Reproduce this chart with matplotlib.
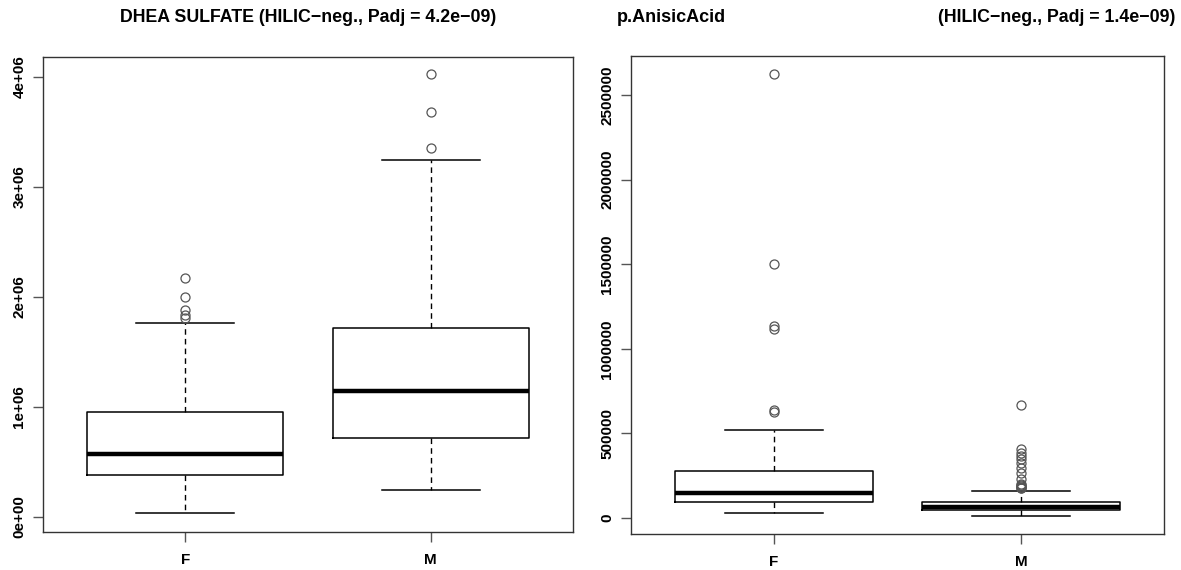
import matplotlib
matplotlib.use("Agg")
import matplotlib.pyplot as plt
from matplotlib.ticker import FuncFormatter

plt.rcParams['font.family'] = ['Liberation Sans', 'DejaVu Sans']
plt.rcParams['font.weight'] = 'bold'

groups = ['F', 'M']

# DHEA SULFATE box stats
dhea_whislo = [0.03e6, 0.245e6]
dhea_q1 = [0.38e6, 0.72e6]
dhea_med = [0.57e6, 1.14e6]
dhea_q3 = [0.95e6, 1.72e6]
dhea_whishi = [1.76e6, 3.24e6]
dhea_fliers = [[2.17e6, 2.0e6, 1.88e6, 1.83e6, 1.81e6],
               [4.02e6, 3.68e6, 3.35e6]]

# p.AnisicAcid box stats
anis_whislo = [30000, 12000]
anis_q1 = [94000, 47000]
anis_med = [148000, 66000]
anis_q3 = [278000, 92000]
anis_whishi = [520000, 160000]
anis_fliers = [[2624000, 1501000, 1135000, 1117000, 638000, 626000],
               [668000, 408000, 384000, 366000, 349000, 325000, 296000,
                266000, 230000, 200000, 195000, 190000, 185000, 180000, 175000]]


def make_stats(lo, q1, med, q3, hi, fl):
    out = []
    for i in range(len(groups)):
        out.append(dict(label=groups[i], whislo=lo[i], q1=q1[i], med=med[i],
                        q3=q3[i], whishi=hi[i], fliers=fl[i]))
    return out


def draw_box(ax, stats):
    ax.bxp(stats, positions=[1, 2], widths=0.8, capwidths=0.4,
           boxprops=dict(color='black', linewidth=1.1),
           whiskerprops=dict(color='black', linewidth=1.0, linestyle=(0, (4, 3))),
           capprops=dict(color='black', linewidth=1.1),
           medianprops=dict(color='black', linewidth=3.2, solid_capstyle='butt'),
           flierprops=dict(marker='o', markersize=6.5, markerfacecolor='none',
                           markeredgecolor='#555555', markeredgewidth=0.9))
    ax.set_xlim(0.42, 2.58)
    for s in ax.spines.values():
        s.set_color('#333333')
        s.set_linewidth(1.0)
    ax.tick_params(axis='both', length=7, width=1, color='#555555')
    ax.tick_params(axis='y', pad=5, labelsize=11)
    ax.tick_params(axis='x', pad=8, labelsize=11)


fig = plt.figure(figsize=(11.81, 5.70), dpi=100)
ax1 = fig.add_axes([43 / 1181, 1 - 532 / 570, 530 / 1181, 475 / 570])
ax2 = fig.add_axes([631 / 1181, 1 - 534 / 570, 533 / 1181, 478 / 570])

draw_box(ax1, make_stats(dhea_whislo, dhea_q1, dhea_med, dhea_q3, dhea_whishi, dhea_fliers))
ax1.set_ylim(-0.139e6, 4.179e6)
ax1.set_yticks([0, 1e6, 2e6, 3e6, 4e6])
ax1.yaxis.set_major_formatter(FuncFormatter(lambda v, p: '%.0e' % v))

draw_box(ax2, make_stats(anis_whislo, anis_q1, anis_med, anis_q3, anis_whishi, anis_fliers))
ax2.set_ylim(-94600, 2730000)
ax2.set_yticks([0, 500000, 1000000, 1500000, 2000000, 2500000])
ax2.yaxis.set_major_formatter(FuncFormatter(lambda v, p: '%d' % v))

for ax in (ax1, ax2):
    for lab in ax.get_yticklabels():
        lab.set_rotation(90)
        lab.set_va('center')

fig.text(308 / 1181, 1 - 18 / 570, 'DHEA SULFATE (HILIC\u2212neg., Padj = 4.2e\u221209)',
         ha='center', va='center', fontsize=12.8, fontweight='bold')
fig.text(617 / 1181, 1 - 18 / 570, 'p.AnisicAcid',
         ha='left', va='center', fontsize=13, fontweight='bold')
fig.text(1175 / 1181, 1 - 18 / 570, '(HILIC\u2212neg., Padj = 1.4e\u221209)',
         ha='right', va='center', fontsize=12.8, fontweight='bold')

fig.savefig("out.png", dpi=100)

* _INSTRUCTION_: Transcribe exactly, with no pictures, the lines running from the first line of the material through the line holding "groups = ['F', 'M']".

* _PROBLEM SOLUTION_:
Reproduce this chart with matplotlib.
import matplotlib
matplotlib.use("Agg")
import matplotlib.pyplot as plt
from matplotlib.ticker import FuncFormatter

plt.rcParams['font.family'] = ['Liberation Sans', 'DejaVu Sans']
plt.rcParams['font.weight'] = 'bold'

groups = ['F', 'M']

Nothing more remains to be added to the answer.